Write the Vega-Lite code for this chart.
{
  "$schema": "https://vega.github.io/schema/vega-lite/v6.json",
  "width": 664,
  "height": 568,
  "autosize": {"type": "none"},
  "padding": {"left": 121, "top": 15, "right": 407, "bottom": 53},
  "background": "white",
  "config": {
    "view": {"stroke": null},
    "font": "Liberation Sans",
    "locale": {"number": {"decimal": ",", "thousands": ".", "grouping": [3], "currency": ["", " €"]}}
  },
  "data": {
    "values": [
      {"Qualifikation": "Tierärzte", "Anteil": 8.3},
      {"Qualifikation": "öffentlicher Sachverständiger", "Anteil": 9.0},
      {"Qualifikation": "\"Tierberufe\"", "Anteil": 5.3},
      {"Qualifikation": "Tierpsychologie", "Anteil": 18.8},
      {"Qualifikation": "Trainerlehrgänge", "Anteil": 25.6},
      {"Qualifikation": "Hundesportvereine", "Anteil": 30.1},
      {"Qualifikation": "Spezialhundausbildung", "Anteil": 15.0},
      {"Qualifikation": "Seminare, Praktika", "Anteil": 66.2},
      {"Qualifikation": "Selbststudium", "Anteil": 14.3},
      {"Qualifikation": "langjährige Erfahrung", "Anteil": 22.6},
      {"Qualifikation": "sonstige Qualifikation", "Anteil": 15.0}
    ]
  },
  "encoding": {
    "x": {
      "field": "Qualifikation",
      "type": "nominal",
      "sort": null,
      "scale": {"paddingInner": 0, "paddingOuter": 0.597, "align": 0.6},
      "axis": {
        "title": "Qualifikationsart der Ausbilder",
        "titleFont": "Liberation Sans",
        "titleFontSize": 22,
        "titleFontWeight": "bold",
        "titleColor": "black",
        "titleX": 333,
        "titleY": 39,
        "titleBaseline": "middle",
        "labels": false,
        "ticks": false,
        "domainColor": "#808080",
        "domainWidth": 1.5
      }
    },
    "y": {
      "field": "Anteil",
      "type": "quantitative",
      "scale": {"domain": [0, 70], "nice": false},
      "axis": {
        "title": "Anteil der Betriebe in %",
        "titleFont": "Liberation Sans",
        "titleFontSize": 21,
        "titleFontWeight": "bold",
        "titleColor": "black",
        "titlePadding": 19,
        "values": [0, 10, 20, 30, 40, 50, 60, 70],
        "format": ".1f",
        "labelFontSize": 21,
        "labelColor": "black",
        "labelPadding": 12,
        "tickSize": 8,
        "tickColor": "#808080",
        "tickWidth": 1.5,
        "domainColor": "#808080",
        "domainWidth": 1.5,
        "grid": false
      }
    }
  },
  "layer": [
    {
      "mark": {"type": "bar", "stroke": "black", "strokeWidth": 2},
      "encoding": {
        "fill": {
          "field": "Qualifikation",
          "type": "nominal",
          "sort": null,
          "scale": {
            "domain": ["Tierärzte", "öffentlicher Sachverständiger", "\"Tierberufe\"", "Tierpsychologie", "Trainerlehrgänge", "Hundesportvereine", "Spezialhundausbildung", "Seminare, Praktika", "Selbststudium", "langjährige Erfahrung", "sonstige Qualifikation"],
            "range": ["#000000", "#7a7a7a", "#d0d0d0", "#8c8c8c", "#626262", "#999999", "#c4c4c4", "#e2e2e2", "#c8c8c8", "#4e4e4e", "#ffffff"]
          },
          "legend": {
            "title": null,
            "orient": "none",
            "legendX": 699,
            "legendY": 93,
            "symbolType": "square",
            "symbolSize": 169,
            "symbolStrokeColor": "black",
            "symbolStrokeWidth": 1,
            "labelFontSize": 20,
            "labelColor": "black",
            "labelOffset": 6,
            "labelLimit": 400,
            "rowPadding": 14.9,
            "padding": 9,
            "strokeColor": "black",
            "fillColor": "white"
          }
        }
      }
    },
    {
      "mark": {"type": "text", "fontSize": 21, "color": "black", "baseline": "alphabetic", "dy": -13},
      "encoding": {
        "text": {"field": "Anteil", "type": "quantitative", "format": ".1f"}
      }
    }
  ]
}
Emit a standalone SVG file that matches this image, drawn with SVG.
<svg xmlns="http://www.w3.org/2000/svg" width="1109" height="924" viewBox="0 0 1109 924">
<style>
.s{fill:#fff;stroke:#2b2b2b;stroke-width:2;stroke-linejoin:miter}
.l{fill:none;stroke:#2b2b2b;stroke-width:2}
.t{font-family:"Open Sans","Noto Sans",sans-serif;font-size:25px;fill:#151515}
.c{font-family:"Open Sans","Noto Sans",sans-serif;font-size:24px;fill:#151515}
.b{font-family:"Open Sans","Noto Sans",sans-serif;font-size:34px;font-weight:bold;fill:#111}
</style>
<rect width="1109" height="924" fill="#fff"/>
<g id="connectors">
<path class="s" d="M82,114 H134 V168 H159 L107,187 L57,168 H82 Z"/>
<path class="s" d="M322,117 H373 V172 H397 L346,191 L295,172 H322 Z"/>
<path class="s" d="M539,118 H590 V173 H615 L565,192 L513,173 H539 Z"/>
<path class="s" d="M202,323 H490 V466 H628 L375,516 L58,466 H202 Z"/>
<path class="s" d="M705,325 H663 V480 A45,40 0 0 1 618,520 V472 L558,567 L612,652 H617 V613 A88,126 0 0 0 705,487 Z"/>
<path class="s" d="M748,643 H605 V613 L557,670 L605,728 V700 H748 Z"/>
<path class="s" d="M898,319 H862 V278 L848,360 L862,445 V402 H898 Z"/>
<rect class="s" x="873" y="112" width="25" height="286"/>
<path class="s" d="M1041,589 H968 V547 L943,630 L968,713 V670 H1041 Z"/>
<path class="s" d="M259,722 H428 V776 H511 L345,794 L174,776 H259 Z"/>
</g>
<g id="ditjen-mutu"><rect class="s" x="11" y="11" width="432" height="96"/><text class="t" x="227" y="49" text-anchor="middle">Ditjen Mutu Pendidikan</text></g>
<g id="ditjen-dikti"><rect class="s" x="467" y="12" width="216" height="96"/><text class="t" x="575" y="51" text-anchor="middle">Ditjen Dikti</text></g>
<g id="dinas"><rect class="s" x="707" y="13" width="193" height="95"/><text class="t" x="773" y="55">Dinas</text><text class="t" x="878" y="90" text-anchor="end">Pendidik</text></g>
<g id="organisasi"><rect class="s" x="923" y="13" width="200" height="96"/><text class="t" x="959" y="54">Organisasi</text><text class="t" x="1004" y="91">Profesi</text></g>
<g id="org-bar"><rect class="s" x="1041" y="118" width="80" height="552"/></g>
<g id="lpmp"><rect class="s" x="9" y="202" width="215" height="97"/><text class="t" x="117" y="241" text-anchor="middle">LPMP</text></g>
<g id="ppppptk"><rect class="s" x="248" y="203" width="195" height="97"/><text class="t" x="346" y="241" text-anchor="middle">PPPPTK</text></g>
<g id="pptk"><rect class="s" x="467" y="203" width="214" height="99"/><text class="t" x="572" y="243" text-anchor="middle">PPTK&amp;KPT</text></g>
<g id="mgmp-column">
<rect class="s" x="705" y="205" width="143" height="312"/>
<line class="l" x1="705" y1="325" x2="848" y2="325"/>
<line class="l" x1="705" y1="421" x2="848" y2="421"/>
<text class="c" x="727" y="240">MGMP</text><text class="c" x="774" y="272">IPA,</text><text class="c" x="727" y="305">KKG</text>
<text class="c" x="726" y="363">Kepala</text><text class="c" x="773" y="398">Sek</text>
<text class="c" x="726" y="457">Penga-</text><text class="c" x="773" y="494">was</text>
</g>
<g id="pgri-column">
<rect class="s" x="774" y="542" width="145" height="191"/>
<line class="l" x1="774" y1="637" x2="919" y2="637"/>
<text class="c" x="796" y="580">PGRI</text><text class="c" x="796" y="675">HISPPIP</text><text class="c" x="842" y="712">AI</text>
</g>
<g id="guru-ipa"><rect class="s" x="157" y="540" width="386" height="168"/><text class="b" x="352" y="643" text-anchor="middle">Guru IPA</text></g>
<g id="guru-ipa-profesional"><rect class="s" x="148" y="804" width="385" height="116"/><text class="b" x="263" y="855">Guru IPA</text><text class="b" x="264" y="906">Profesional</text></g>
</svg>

#### [Aim of the task]
Extract every line containing the string "this" from the data above.

#### [The reply]
Write the Vega-Lite code for this chart.
Emit a standalone SVG file that matches this image, drawn with SVG.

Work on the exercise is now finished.